La saggezza della cultura contadina nei proverbi di una volta
di Adriano Simoncini
“Quando il grano è nei campi è del Signore e dei Santi”, recitava un detto in lingua italiana esprimendo il sentire di chi campava lavorando la terra. Tant’è che in mezzo ai campi di grano si piantava a primavera una croce con un rametto d’ulivo, benedetto in chiesa la domenica degli ulivi. Ma in casa anche si aveva il lunario, un calendario – lo dice il nome – che evidenziava le fasi della luna, di troppa importanza per le colture e non solo. Del resto la rilevanza della luna è testimoniata anche dalla liturgia: la data della Pasqua cattolica, infatti, è annualmente fissata la domenica successiva al primo plenilunio di primavera.
E anche il destino degli umani è segnato dalla luna, almeno quello delle ragazze.
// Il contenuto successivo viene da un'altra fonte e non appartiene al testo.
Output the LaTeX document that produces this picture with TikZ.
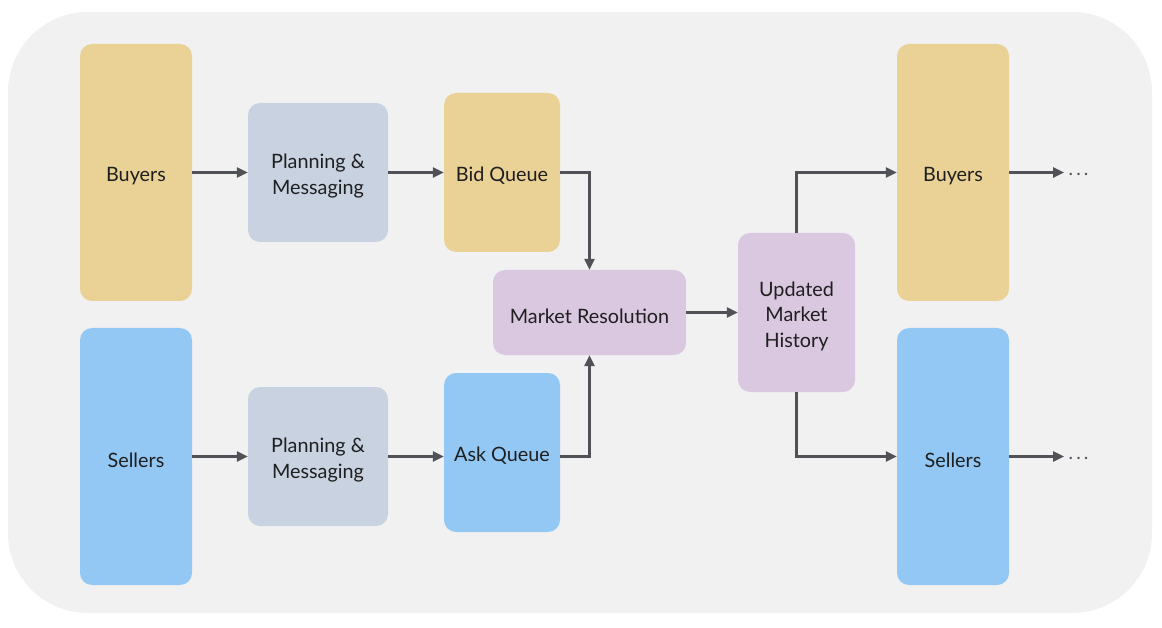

Lo afferma un detto impietoso:
per aver furtuna
bsògna nascer vac
e a bóna luna.
“Per avere fortuna bisogna nasce vacche, cioè facili all’amore, e a buona luna.” È comunque un fatto che le donne gravide partoriscono al rinnovare della luna o a luna piena. Me lo conferma un amico che lavorava alla maternità: in quei giorni l’ospedale si riempie di partorienti. Ma anche per le galline le cose stanno così.
Lo consiglia il proverbio:
s’et vó fer bona cova
pogn semper a luna nova.
“Se vuoi fare buona covata poni sempre (le uova) a luna nuova.” Pare infatti che le uova siano particolarmente soggette all’influenza della luna. E dunque le uova messe sotto calce da conservarsi per l’inverno vanno poste a luna vecchia, che non marciscano. A luna nuova invece le uova a cova sotto la chioccia, perché il pulcino deve nascere e crescere.
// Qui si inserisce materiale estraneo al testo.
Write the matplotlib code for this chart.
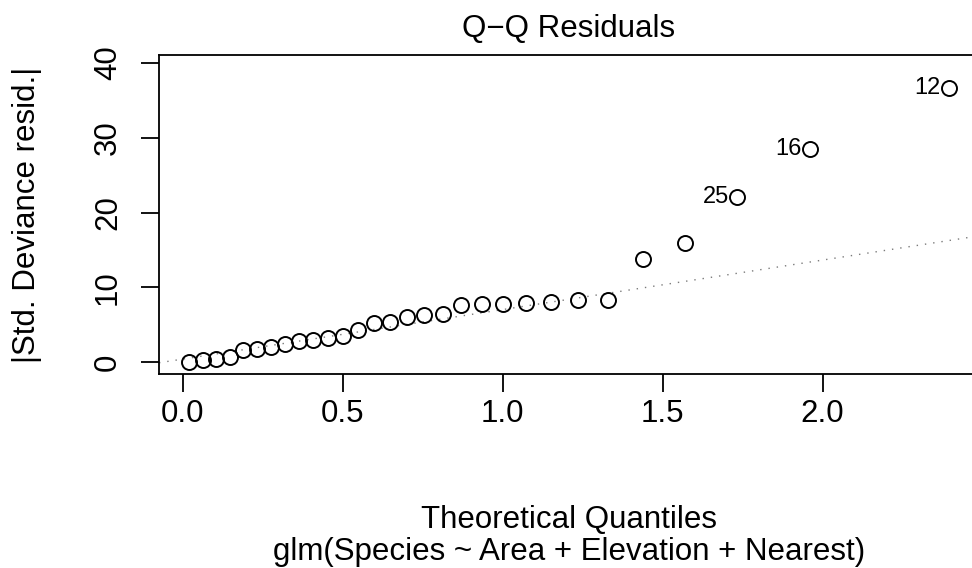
import matplotlib
matplotlib.use('Agg')
import matplotlib.pyplot as plt

plt.rcParams['font.family'] = ['Liberation Sans', 'DejaVu Sans']

# half-normal theoretical quantiles (x) and |std. deviance residuals| (y)
theoretical_q = [0.0209, 0.0627, 0.1046, 0.1467, 0.1891, 0.2319, 0.2750, 0.3186, 0.3628, 0.4077,
                 0.4538, 0.5009, 0.5485, 0.5978, 0.6489, 0.7010, 0.7554, 0.8122, 0.8712, 0.9346,
                 1.0015, 1.0724, 1.1503, 1.2359, 1.3309, 1.4395, 1.5690, 1.7317, 1.9600, 2.3940]
abs_resid = [0.05, 0.27, 0.49, 0.71, 1.60, 1.78, 2.10, 2.45, 2.85, 3.04,
             3.30, 3.55, 4.37, 5.26, 5.40, 6.06, 6.29, 6.42, 7.63, 7.76,
             7.85, 7.99, 8.07, 8.30, 8.39, 13.74, 15.88, 22.10, 28.45, 36.60]

# labelled observations (index into the arrays above) and their ids
label_idx = [27, 28, 29]
label_text = ['25', '16', '12']

# reference (qqline) through the quartiles
ref_intercept = 0.44
ref_slope = 6.61

x_ticks = [0.0, 0.5, 1.0, 1.5, 2.0]
x_tick_labels = ['0.0', '0.5', '1.0', '1.5', '2.0']
y_ticks = [0, 10, 20, 30, 40]

W, H = 972, 568
fig = plt.figure(figsize=(W / 100, H / 100), dpi=100)

# plot region in pixels: left 159, right 979 (clipped by image), top 55, bottom 374
left, right, top, bottom = 159, 979, 55.3, 374
ax = fig.add_axes([left / W, 1 - bottom / H, (right - left) / W, (bottom - top) / H])

ax.axline((0, ref_intercept), slope=ref_slope, color='#7a7a7a', lw=1.0,
          linestyle=(0, (1, 5)), zorder=1)
ax.plot(theoretical_q, abs_resid, linestyle='none', marker='o', markersize=10.8,
        markerfacecolor='none', markeredgecolor='black', markeredgewidth=1.4, zorder=2)

for i, txt in zip(label_idx, label_text):
    ax.annotate(txt, (theoretical_q[i], abs_resid[i]), xytext=(-8, 0),
                textcoords='offset pixels', ha='right', va='center', fontsize=17)

ax.set_xlim(-0.074, 2.489)
ax.set_ylim(-1.55, 41.0)

ax.set_xticks(x_ticks)
ax.set_xticklabels(x_tick_labels)
ax.set_yticks(y_ticks)
ax.set_yticklabels([str(v) for v in y_ticks], rotation=90, va='center')

ax.tick_params(axis='both', length=13, width=1.3, labelsize=22.5, direction='out')
ax.tick_params(axis='x', pad=5)
ax.tick_params(axis='y', pad=13)
for s in ax.spines.values():
    s.set_linewidth(1.3)

cx = (left + right) / 2 / W
fig.text(cx, 1 - 37 / H, 'Q\u2212Q Residuals', ha='center', va='baseline', fontsize=22.5)
fig.text(cx, 1 - 528 / H, 'Theoretical Quantiles', ha='center', va='baseline', fontsize=22.5)
fig.text(cx, 1 - 560 / H, 'glm(Species ~ Area + Elevation + Nearest)', ha='center',
         va='baseline', fontsize=22.5)
fig.text(42 / W, 1 - (top + bottom) / 2 / H, '|Std. Deviance resid.|', rotation=90,
         ha='right', va='center', fontsize=22.5)

fig.savefig('out.png', dpi=100)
Lo confermano le poche donne di casa che ancora allevano galline in proprio.
Da tevla an t’liver mai
fin che la bocca l’an sa ed furmai.
“Da tavola non t’alzare mai fino a che la bocca non sa di formaggio”, raccomanda il detto. Il formaggio era infatti cibo quotidiano di sostanza, essendo la carne riservata ai giorni di festa. E dunque ai formaggi, fatti in casa dalle donne, si prestava particolare attenzione e, mi dicono, dipendeva dalla luna se i formaggi riuscivano al meglio o invece lievitavano, cioè rimanevano gonfi in superficie e porosi dentro.
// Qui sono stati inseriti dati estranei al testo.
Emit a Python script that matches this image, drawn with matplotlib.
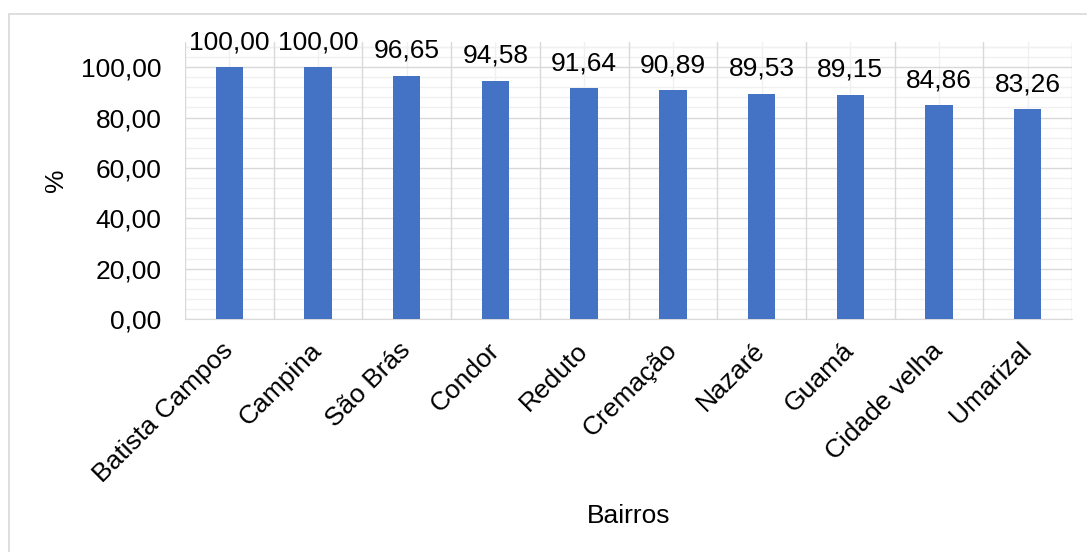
import matplotlib
matplotlib.use("Agg")
import matplotlib.pyplot as plt
from matplotlib.patches import Rectangle
from matplotlib.ticker import MultipleLocator, FixedLocator
import numpy as np

bairros = ["Batista Campos", "Campina", "São Brás", "Condor", "Reduto",
           "Cremação", "Nazaré", "Guamá", "Cidade velha", "Umarizal"]
valores = [100.00, 100.00, 96.65, 94.58, 91.64, 90.89, 89.53, 89.15, 84.86, 83.26]
yticks = [0, 20, 40, 60, 80, 100]

plt.rcParams['font.family'] = ['Liberation Sans', 'DejaVu Sans']
fsize = 19
azul = '#4472C4'

fig = plt.figure(figsize=(10.87, 5.52), dpi=100)
ax = fig.add_axes([185/1087, 1-319/552, (1072-185)/1087, (319-42)/552])

x = np.arange(len(bairros))
ax.bar(x, valores, width=0.31, color=azul, zorder=3)

for xi, v in zip(x, valores):
    ax.annotate(f"{v:.2f}".replace('.', ','), (xi, v), xytext=(0, 13),
                textcoords='offset points', ha='center', va='baseline',
                fontsize=fsize, zorder=4)

ax.set_xlim(-0.5, len(bairros) - 0.5)
ax.set_ylim(0, 110)
ax.set_yticks(yticks)
ax.set_yticklabels([f"{t:.2f}".replace('.', ',') for t in yticks], fontsize=fsize)
ax.yaxis.set_minor_locator(MultipleLocator(4))
ax.set_xticks(x)
ax.set_xticklabels(bairros, fontsize=fsize, rotation=45, ha='right',
                   va='center', rotation_mode='anchor')
ax.xaxis.set_minor_locator(FixedLocator(np.arange(-0.5, len(bairros), 1.0)))

ax.tick_params(axis='y', which='both', length=0, pad=17)
ax.tick_params(axis='x', which='both', length=0, pad=20)

# grade estilo Excel
ax.grid(False)
for t in np.arange(0, 110, 4):
    if t % 20:
        ax.axhline(t, color='#F0F0F0', lw=1, zorder=1)
ax.axhline(108, color='#F0F0F0', lw=1, zorder=1)
for t in yticks:
    ax.axhline(t, color='#D9D9D9', lw=1, zorder=2)
for xi in x:
    ax.axvline(xi, color='#F0F0F0', lw=1, zorder=1)
for xb in np.arange(-0.5, len(bairros), 1.0):
    ax.axvline(xb, color='#D9D9D9', lw=1, zorder=2)

for s in ['top', 'right', 'left']:
    ax.spines[s].set_visible(False)
ax.spines['bottom'].set_color('#D9D9D9')
ax.spines['bottom'].set_zorder(2)

ax.set_ylabel("%", fontsize=fsize)
ax.yaxis.set_label_coords(-0.132, 0.5)
ax.set_xlabel("Bairros", fontsize=fsize)
ax.xaxis.set_label_coords(0.5, -0.668)

fig.patches.append(Rectangle((9/1087, -0.1), 1.2, 1 - 14/552 + 0.1,
                             transform=fig.transFigure, fill=False,
                             edgecolor='#D9D9D9', lw=1.2))

fig.savefig("out.png", dpi=100)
E ancora: quando la vite perdeva la foglia si iniziava la potatura, badando che la luna fosse in calare. Anche il vino va imbottigliato a luna vecchia, che rimane più fermo, ma che non tiri il vento perché muove il fondo della damigiana.
Nell’orto, la verdura che doveva crescere sopra terra, come pomodori insalata fagioli, si piantava a luna nuova perché crescesse; quella sotto terra, come le patate e le carote, a luna vecchia.
Comunque: tótta l’erba ec guèrda in só l’à la sô bèla virtó / tutta l’erba che guarda in su ha la sua bella virtù. E verdura, di necessità, se ne mangiava tanta, virtù o non virtù…
E ancora: le vacche si accompagnavano al toro per la monta a luna in crescere, perché con la luna nuova andavano in calore; a caccia, a luna vecchia i cani sentono meglio i fiati, cioè l’odore della selvaggina, perché a luna in crescere il bosco si riempie di mille odori, di fiori, di frutti, d’ogni animale… Infatti sotto terra, a luna nuova, anche il tartufo cresce e quindi il cane ne sente meglio il profumo.